We will fight to protect our border from 2,200-home development vows Northampton Borough Council
Councillors ramped up the rhetoric on protecting land near Northampton's border from a possible 2,200 homes after all three political parties at the Guildhall vowed to fight proposals just south of town.
One Tory member even quoted Winston Churchill in describing his feelings for South Northamptonshire Council and its proposals to designate a swathe of the Nene Valley Gravel pits as prime housing land.
The neighbouring authority wants to earmark sites east of Wootton and south east Northampton as reserve areas in its local plan, suitable for 2,200 homes.
But at a Guildhall meeting, the borough council said the homes could put untold pressure on the A45 and place houses on Northampton's border with none of the council tax benefits.
All three parties voted in favour of a motion to oppose South Northamptonshire's draft plan.

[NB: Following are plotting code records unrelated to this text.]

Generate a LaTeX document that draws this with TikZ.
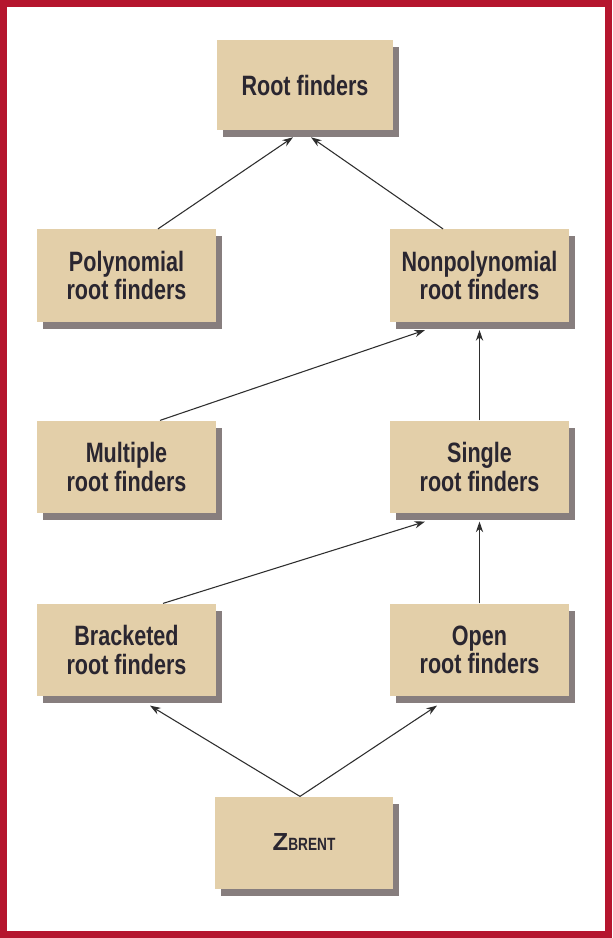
\documentclass[tikz,border=0pt]{standalone}
\usepackage{fontspec}
\setmainfont[FakeStretch=0.77]{Liberation Sans}
\usetikzlibrary{arrows.meta,calc,shadows}
\definecolor{frame}{HTML}{B5152E}
\definecolor{boxfill}{HTML}{E3CFA9}
\definecolor{shadowc}{HTML}{877E7E}
\definecolor{txt}{HTML}{2A2630}
\definecolor{arrc}{HTML}{2E2E2E}
\begin{document}
\begin{tikzpicture}[x=0.75pt,y=-0.75pt,
  box/.style={rectangle, fill=boxfill, minimum width=134.25pt, minimum height=69.5pt,
    inner sep=0pt, align=center, text=txt,
    font=\bfseries\fontsize{21}{21.5}\selectfont,
    drop shadow={opacity=1, fill=shadowc, shadow xshift=4.5pt, shadow yshift=-5.25pt}},
  arr/.style={draw=arrc, line width=0.8pt, -{Stealth[length=8pt,width=5.5pt]}}]
\useasboundingbox (0,0) rectangle (612,938);
\fill[white] (0,0) rectangle (612,938);
\draw[frame, line width=5.25pt] (3.5,3.5) rectangle (608.5,934.5);

\node[box, minimum height=67.5pt, minimum width=132pt] (root) at (305,85) {Root finders};
\node[box] (poly) at (126.5,275.5) {Polynomial\\root finders};
\node[box] (nonpoly) at (479.5,275.5) {Nonpolynomial\\root finders};
\node[box] (mult) at (126.5,467) {Multiple\\root finders};
\node[box] (single) at (479.5,467) {Single\\root finders};
\node[box] (brack) at (126.5,650) {Bracketed\\root finders};
\node[box] (open) at (479.5,650) {Open\\root finders};
\node[box, minimum width=133.5pt] (zb) at (304,843) {\raisebox{2pt}{\fontsize{18.5}{20}\selectfont\scalebox{1.35}[1]{Z}\fontsize{13.3}{14}\selectfont BRENT}};

\draw[arr] ($(poly.north)+(31.5,0)$) -- ($(root.south)+(-12,7)$);
\draw[arr] ($(nonpoly.north)+(-36.5,0)$) -- ($(root.south)+(6,7)$);
\draw[arr] ($(mult.north)+(33.5,0)$) -- ($(nonpoly.south)+(-54.5,8)$);
\draw[arr] (single.north) -- ($(nonpoly.south)+(0,8)$);
\draw[arr] ($(brack.north)+(36.5,0)$) -- ($(single.south)+(-54.5,8)$);
\draw[arr] (open.north) -- ($(single.south)+(0,8)$);
\draw[arr] ($(zb.north)+(-4,0)$) -- ($(brack.south)+(23.5,9)$);
\draw[arr] ($(zb.north)+(-4,0)$) -- ($(open.south)+(-42.5,9)$);
\end{tikzpicture}
\end{document}
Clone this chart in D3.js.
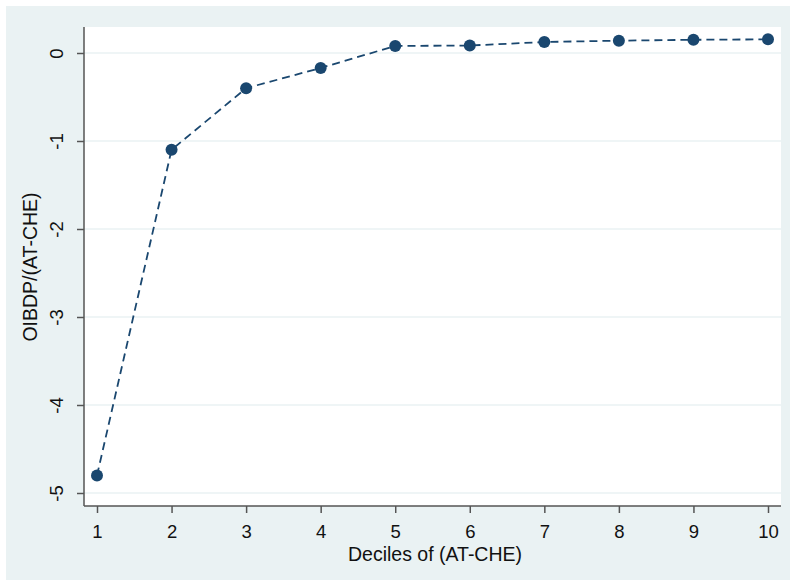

Nodding to a famous Churchill speech, chairman of the planning committee Brian Oldham, said: "Never in the annals of political conflict has so much been forced on so many by so few.
"It's a one way street flowing all the way into Northampton. This isn't fly-tipping it's house tipping, because we have to put up with all the mess that goes with it.
"Just because we are neighbours with them - it doesn't mean we have to be neighbourly."
The proposals being put forward by South Northamptonshire would also impact on areas such as the Washlands, which supports a thriving bird population including the mute swan and the gadwall.
Cabinet member for regeneration, Councillor Tim Hadland, (Con, Old Duston) added: "We must fight this as strong as we possibly can and we must continue fighting until this is killed off."
National planning policy states each council needs to make available enough land to satisfy demand for homes on a rolling five-year period.
The area where the 2,200 homes are being earmarked is known as the Northampton Related Development Area (NRDA) which includes parts of the South Northamptonshire and Daventry districts, as well as all of Northampton borough. About one in four of all houses in the NRDA will be built in Daventry and South Northants areas.
At present, the NRDA does not meet that five-year rule, meaning those two sites south of Northampton could be made available if the NRDA continues to underperform.
South Northamptonshire Council leader, Councillor Ian McCord, told the Chron last week: “I welcome the fact the borough is engaging with the process and fulfilling their legal duty to co-operate with other neighboring councils.
“There is nothing that I could not sign-up to in this motion and, as it states, this is a proposed reserve site that will only be brought forward should the failure to build the right number of houses within the NRDA continue."
The proposed South Northamptonshire policy also acknowledges that access, road improvements and ecology issues that are of concern to the borough council must be resolved before any planning permission are granted on the site.